**JOB:** Produce word for word the lines of the data below running from the one that has "Give me the matplotlib source for this chart." to the one that has "plt.rcParams['font.family'] = ['Liberation", inclusive, and no others.
::: RECORDS
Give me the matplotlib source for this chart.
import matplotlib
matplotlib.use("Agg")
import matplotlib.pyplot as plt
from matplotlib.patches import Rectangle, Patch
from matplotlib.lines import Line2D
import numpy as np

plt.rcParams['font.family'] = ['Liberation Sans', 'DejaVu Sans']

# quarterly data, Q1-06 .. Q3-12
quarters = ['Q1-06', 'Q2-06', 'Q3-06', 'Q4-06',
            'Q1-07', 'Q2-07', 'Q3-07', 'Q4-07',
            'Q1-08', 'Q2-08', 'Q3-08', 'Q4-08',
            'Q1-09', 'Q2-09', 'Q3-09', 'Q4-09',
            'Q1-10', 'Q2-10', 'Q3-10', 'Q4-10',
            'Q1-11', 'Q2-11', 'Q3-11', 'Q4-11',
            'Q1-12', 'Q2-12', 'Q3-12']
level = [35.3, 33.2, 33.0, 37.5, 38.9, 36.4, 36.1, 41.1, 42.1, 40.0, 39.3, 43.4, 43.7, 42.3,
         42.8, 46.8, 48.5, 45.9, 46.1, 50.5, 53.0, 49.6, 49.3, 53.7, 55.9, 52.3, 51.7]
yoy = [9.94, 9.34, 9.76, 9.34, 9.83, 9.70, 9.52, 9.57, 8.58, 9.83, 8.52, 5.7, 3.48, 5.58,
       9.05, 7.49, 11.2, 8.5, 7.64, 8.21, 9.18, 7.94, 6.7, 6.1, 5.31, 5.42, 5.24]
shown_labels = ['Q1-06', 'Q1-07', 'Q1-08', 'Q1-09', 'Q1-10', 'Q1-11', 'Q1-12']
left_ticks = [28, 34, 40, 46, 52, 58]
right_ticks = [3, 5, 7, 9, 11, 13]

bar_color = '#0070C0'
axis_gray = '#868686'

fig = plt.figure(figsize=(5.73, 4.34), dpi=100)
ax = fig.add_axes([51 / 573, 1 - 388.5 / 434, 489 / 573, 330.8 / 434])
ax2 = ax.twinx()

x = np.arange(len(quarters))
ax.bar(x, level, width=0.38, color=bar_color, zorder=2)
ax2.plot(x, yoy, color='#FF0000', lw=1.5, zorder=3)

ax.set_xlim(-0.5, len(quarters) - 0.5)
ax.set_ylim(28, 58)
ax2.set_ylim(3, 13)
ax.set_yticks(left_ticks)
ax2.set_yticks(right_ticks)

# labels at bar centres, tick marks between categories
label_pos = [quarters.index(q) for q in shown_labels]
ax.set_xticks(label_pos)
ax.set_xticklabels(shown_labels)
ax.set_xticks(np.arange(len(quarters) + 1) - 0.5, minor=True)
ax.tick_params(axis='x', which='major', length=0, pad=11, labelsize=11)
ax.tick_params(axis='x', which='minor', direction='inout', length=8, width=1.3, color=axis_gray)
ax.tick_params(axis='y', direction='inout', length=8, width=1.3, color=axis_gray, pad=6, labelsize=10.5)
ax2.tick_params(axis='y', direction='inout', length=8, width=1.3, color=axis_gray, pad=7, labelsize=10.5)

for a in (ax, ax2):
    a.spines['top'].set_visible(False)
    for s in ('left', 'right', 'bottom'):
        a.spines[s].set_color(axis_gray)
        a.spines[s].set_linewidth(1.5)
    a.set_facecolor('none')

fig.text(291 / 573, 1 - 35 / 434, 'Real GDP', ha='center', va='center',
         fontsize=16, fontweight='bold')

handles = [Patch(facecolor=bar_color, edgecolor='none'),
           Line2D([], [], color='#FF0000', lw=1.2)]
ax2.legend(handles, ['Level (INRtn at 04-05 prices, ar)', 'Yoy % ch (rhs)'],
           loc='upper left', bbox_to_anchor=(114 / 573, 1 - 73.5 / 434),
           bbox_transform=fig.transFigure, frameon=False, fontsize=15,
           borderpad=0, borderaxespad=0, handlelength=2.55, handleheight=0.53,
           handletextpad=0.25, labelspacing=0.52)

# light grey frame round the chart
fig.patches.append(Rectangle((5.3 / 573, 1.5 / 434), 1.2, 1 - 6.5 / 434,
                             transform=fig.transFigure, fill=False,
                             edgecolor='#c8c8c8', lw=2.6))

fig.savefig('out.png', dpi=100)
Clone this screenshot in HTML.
::::::
::: RECORDS
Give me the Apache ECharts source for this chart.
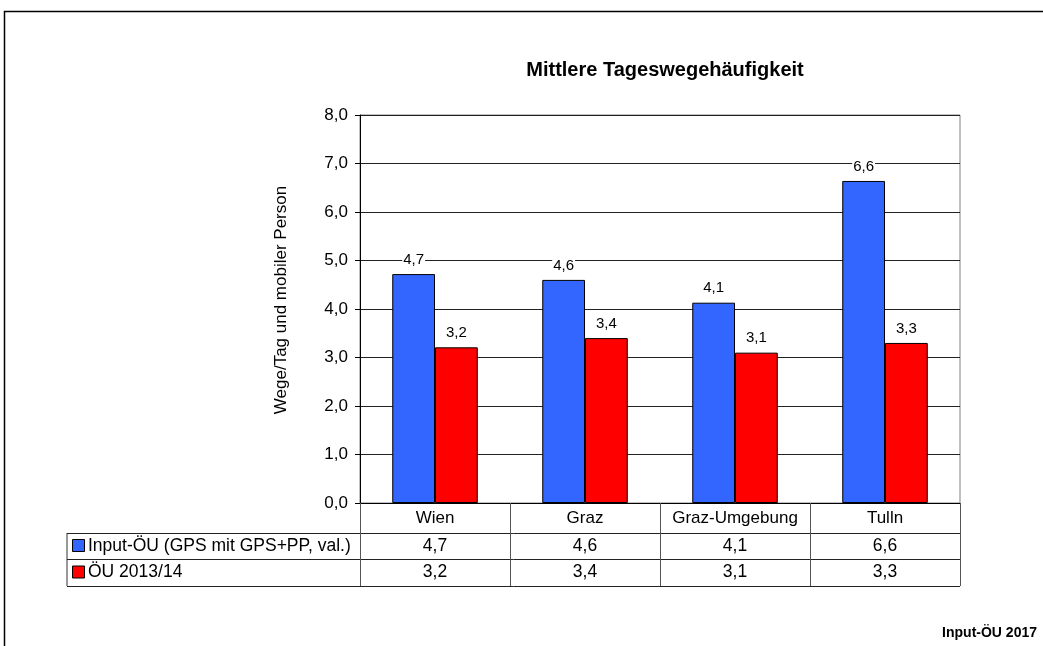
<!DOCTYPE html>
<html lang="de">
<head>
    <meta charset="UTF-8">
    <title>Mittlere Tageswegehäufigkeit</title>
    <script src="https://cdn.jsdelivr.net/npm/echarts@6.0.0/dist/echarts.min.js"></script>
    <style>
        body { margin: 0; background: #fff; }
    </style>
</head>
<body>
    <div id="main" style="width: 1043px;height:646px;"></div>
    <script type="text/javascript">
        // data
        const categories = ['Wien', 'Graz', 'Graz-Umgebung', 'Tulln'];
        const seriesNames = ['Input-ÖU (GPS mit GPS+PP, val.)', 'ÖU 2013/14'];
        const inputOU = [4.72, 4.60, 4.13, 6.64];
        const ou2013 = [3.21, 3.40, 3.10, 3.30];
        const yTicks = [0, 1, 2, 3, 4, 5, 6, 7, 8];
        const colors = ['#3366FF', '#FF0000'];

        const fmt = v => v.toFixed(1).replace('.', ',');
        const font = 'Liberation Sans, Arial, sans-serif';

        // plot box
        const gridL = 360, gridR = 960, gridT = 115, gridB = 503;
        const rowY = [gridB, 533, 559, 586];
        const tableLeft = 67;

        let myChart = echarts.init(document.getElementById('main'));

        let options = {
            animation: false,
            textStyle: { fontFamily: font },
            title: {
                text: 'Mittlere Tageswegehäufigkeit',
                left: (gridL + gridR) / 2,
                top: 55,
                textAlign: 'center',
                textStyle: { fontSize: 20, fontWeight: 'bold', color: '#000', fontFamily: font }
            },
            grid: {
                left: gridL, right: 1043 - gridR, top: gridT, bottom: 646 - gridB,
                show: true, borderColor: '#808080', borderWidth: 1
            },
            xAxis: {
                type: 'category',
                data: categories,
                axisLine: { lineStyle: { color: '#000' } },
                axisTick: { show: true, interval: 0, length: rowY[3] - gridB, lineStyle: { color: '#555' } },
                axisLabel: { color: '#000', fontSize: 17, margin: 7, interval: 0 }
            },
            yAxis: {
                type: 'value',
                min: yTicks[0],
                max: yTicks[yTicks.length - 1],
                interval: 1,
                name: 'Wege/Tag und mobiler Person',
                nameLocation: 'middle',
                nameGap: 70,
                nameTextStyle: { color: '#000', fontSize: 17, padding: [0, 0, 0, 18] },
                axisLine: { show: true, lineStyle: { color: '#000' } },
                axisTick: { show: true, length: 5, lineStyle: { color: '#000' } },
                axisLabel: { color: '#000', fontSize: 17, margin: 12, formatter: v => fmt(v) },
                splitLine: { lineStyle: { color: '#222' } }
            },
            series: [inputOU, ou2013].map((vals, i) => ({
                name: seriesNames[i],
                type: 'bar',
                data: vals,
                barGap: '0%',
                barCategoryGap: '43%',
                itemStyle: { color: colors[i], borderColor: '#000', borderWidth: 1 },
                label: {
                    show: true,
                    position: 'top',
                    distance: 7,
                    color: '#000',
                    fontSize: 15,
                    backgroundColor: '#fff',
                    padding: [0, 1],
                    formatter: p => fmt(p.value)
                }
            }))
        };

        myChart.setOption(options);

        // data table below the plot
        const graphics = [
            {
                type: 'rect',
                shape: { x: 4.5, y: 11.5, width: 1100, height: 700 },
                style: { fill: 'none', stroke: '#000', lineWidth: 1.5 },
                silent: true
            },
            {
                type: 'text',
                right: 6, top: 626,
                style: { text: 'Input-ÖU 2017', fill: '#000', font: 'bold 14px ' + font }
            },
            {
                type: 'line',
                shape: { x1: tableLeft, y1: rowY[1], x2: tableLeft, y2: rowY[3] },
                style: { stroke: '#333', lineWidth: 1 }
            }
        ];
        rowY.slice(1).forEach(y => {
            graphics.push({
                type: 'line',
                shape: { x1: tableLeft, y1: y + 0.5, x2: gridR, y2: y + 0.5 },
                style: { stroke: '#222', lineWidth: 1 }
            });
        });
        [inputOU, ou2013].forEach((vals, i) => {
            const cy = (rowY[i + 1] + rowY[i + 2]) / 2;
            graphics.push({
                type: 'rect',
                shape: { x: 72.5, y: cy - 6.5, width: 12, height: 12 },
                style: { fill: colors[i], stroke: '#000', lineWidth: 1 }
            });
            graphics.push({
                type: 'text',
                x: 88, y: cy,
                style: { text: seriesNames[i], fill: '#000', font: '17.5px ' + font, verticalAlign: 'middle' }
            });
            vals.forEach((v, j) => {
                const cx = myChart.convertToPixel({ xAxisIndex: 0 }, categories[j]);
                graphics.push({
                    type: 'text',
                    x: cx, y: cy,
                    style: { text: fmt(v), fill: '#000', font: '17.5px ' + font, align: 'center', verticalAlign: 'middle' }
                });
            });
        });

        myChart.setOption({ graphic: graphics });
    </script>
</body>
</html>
::::::
**SOLUTION FOR THIS TASK:**
Give me the matplotlib source for this chart.
import matplotlib
matplotlib.use("Agg")
import matplotlib.pyplot as plt
from matplotlib.patches import Rectangle, Patch
from matplotlib.lines import Line2D
import numpy as np

plt.rcParams['font.family'] = ['Liberation Sans', 'DejaVu Sans']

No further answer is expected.